In an essay on this passage, writer Debie Thomas says:

Could there possibly be a better job description for the church? A better prototype for Christian community? ….In this Gospel story, Luke essentially describes the first Christian worship service in history. Mary and Elizabeth — the young and the old, the unmarried and the married, the socially established and the socially vulnerable — finding common ground in their love for Jesus. As Henri Nouwen describes it, “God’s most radical intervention into history was listened to and received in community.” What a gorgeous and challenging example for us to live up to.

Can we live up to Mary and Elizbeth’s example? Can you think of people who affirmed and blessed the work of God in your life? Can you think of someone you have blessed? I am going to give you a moment to think, but can I ask you to ask God if there is someone in this church – someone God is working through – who needs your blessing now. And just as Mary wasn’t the person anyone expected God to use, this person might not be one of the usual suspects! (Pause)

Thinking about our own lives and reading this passage, we cannot underestimate the significance of blessing. Because when we receive from God the promise that we are engaged in the transformation of our world, and add to that the signs of hope the angel gives us and then add to that the powerful and empowering blessing of a community, we discover, like Mary, that we can sing of even greater promises and possibilities.

We can sing, yes, of how God has been real and transformative in our lives, but we can also sing – boldly using the past tense to describe how God will act in the future – because we are so confident these things will happen – of how God will be real and transformative in the lives of all people; bringing down the powerful, lifting up the lowly, fostering the common ground of real community; filling the poor with good things, sending the rich away empty, creating the possibility of shared and sustainable life on earth.

And in speaking and singing and acting in accord with this song, we will discover that we are not merely witnesses to God’s greatness, but we are enhancing, we are enlarging, we are magnifying God’s greatness and glory in our world – we have become co-workers, co-creators, co-birthers of God’s redemption and restoration.
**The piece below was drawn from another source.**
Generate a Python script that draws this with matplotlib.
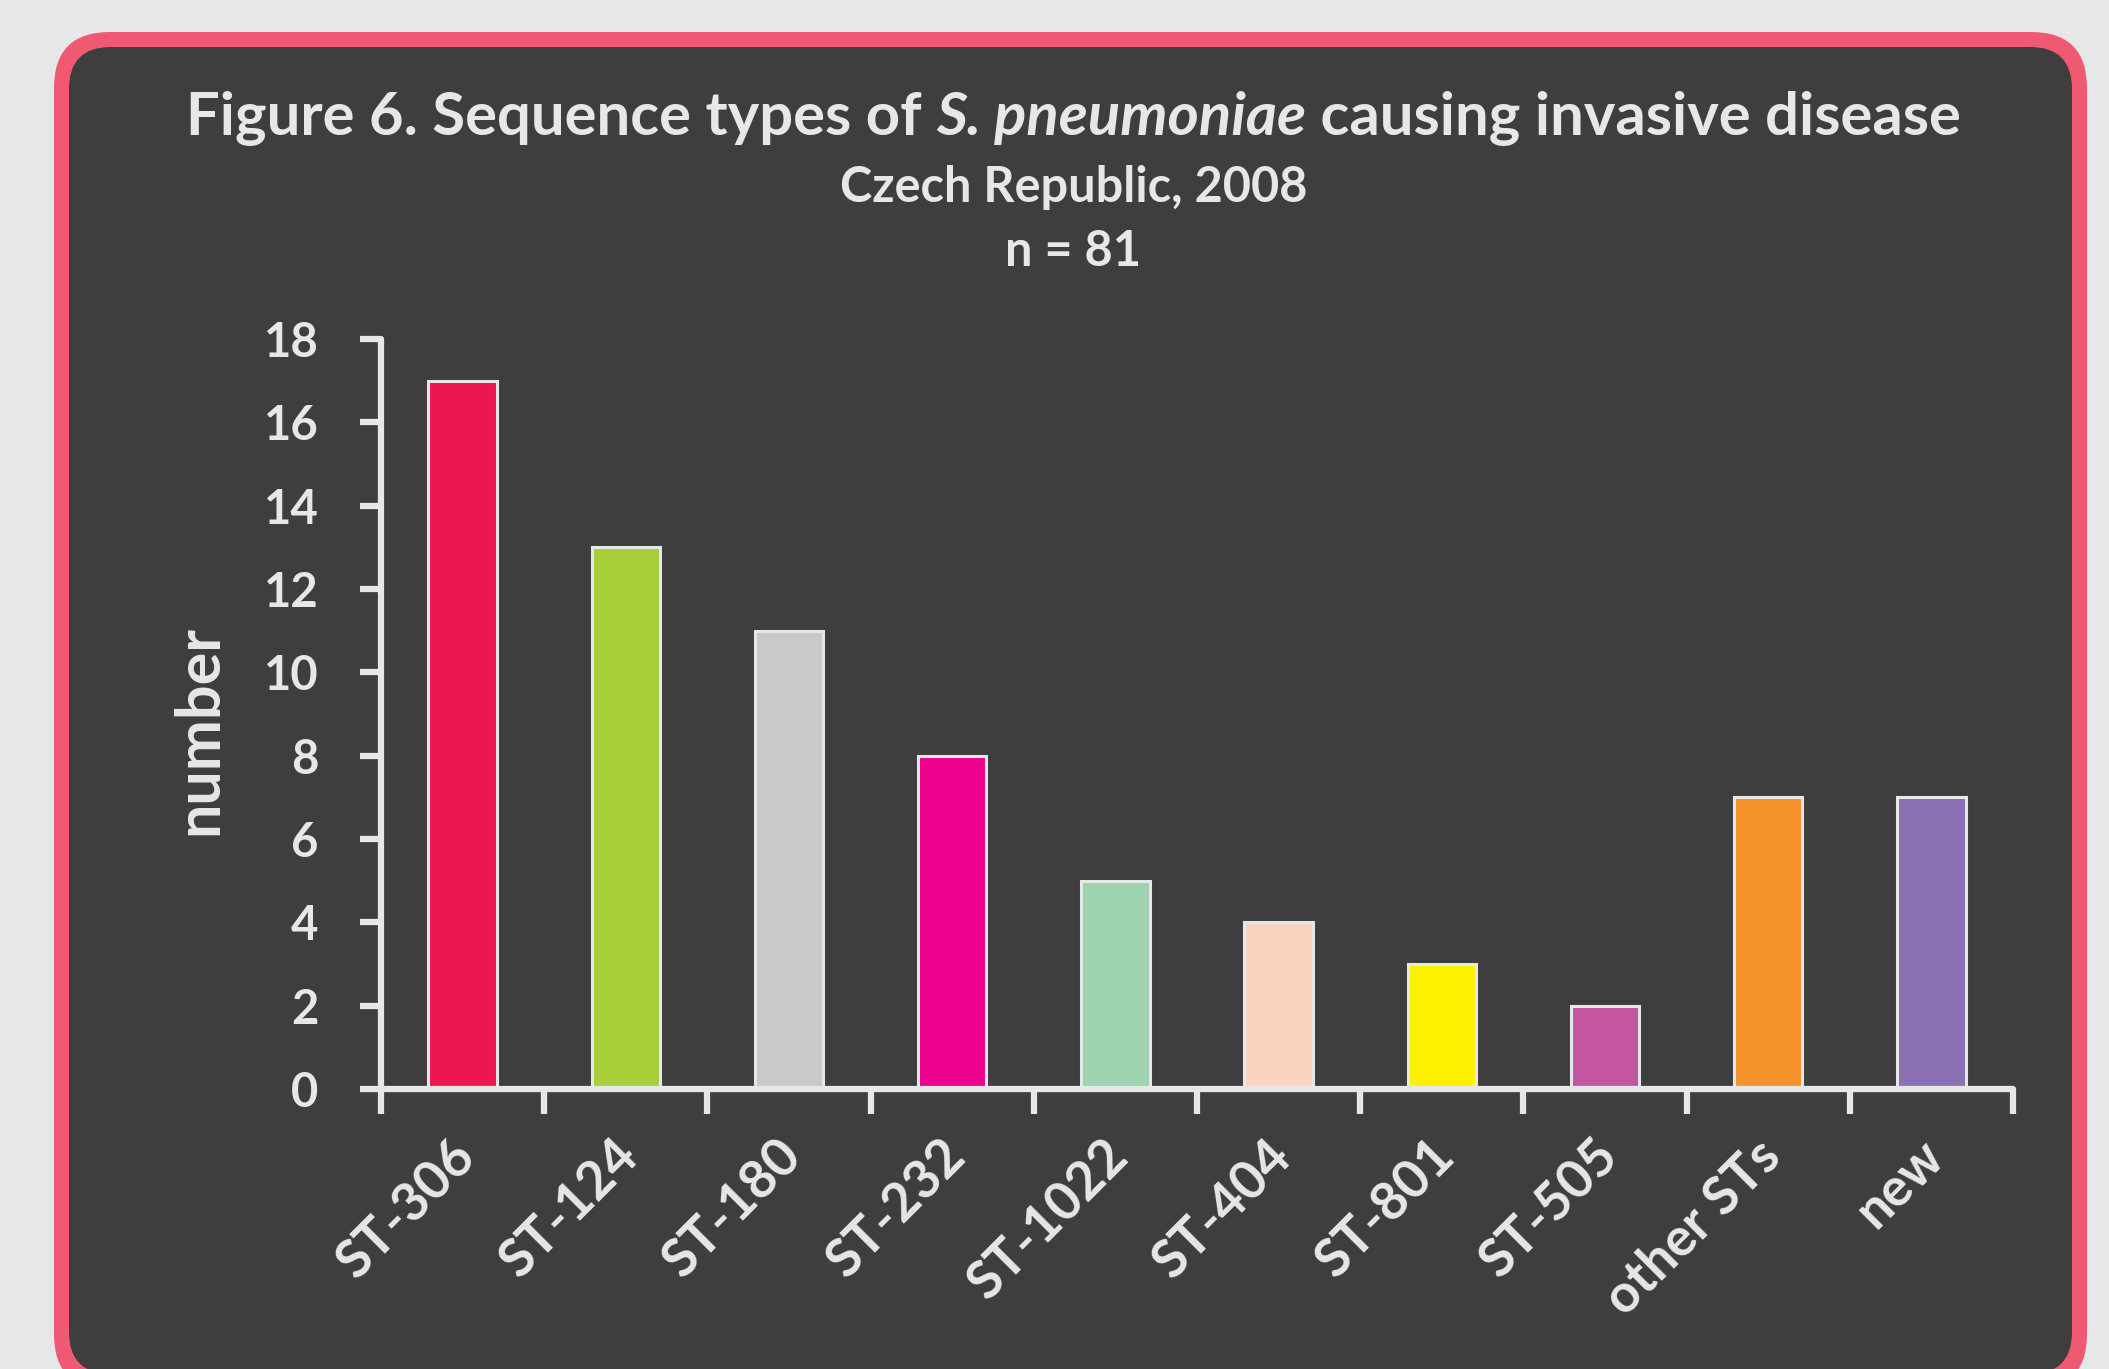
import matplotlib.pyplot as plt
from matplotlib.patches import FancyBboxPatch
from matplotlib.transforms import ScaledTranslation

# -----------------------
# Data
# -----------------------
categories = ["ST-306", "ST-124", "ST-180", "ST-232", "ST-1022",
              "ST-404", "ST-801", "ST-505", "other STs", "new"]
counts = [17, 13, 11, 8, 5, 4, 3, 2, 7, 7]
bar_colors = ["#EE1651", "#A8CF3A", "#C8C9CB", "#EC008C", "#9DD3AF",
              "#FCD3C1", "#FFF200", "#C4569F", "#F6932B", "#8A6FB1"]
y_ticks = [0, 2, 4, 6, 8, 10, 12, 14, 16, 18]

# -----------------------
# Style
# -----------------------
plt.rcParams["font.family"] = ["Lato", "DejaVu Sans"]
TXT = "#E6E7E8"
DARK = "#3E3E3E"
W, H = 2109, 1369

fig = plt.figure(figsize=(W / 100, H / 100), dpi=100)
fig.patch.set_facecolor("#E6E7E8")

# background panel drawn in pixel coords
bg = fig.add_axes([0, 0, 1, 1])
bg.set_xlim(0, W)
bg.set_ylim(H, 0)
bg.axis("off")
bg.add_patch(FancyBboxPatch((54, 32), 2087 - 54, 1390 - 32,
                            boxstyle="round,pad=0,rounding_size=56",
                            facecolor="#EF5A72", edgecolor="none"))
bg.add_patch(FancyBboxPatch((69, 47), 2072 - 69, 1374 - 47,
                            boxstyle="round,pad=0,rounding_size=42",
                            facecolor=DARK, edgecolor="none"))

# -----------------------
# Title (mixed bold / bold italic)
# -----------------------
def centered_segments(parts, xc, y, size):
    texts = []
    for s, style in parts:
        texts.append(fig.text(0, y, s, fontsize=size, fontweight="bold",
                              style=style, color=TXT, va="baseline"))
    fig.canvas.draw()
    r = fig.canvas.get_renderer()
    widths = [t.get_window_extent(r).width for t in texts]
    x = xc * W - sum(widths) / 2
    for t, w in zip(texts, widths):
        t.set_x(x / W)
        x += w

centered_segments([("Figure 6. Sequence types of ", "normal"),
                   ("S. pneumoniae", "italic"),
                   (" causing invasive disease", "normal")],
                  0.509, 1 - 135 / H, 43)

fig.text(0.509, 1 - 202 / H, "Czech Republic, 2008", fontsize=35,
         fontweight="bold", color=TXT, ha="center", va="baseline")
fig.text(0.509, 1 - 266 / H, "n = 81", fontsize=35,
         fontweight="bold", color=TXT, ha="center", va="baseline")

# -----------------------
# Bar chart
# -----------------------
ax = fig.add_axes([381 / W, 280 / H, (2013 - 381) / W, 750 / H])
ax.set_facecolor("none")
x = list(range(len(categories)))
ax.bar(x, counts, width=0.42, color=bar_colors, edgecolor=TXT, linewidth=2.2)

ax.set_xlim(-0.5, len(categories) - 0.5)
ax.set_ylim(0, 18)
ax.set_yticks(y_ticks)
ax.set_xticks(x)
ax.set_xticklabels(categories, rotation=45, ha="right", va="top",
                   rotation_mode="anchor")
ax.set_xticks([i - 0.5 for i in range(len(categories) + 1)], minor=True)

for side in ["top", "right"]:
    ax.spines[side].set_visible(False)
for side in ["left", "bottom"]:
    ax.spines[side].set_color(TXT)
    ax.spines[side].set_linewidth(4.5)
    ax.spines[side].set_capstyle("round")

ax.tick_params(axis="y", colors=TXT, length=15, width=4.5, labelsize=34,
               pad=30)
ax.tick_params(axis="x", which="major", length=0, labelsize=38, pad=30,
               labelcolor=TXT)
ax.tick_params(axis="x", which="minor", colors=TXT, length=18, width=4.5)
shift = ScaledTranslation(-9 / 72, 0, fig.dpi_scale_trans)
for lab in ax.get_xticklabels():
    lab.set_fontweight("bold")
    lab.set_transform(lab.get_transform() + shift)
for lab in ax.get_yticklabels():
    lab.set_fontweight("bold")
for line in ax.yaxis.get_ticklines() + ax.xaxis.get_ticklines(minor=True):
    line.set_solid_capstyle("round")

fig.text(199 / W, 1 - 730 / H, "number", fontsize=44, fontweight="bold",
         color=TXT, rotation=90, ha="center", va="center")

fig.savefig("out.png", dpi=100, facecolor=fig.get_facecolor())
As the third century German mystic, Meister Eckhart, writes, We are all called to be mothers of God – for God is always waiting to be born.

We can then sing with Mary, “My soul magnifies the Lord.”

Perhaps we are not quite there this morning. Perhaps having received the promise we need more time to ponder the sings of hope, more attention to seeking and giving blessing within our community – let us keep on doing those things – but perhaps we can practice a little this morning the work of magnifying God. So, can I invite you to write on the other side of that slip of paper one thing that you are longing for God to do this Advent, but like Mary let’s put these things in the past tense – one thing that you know God will do. Let’s compose our own Magnificat or Song of Praise this morning.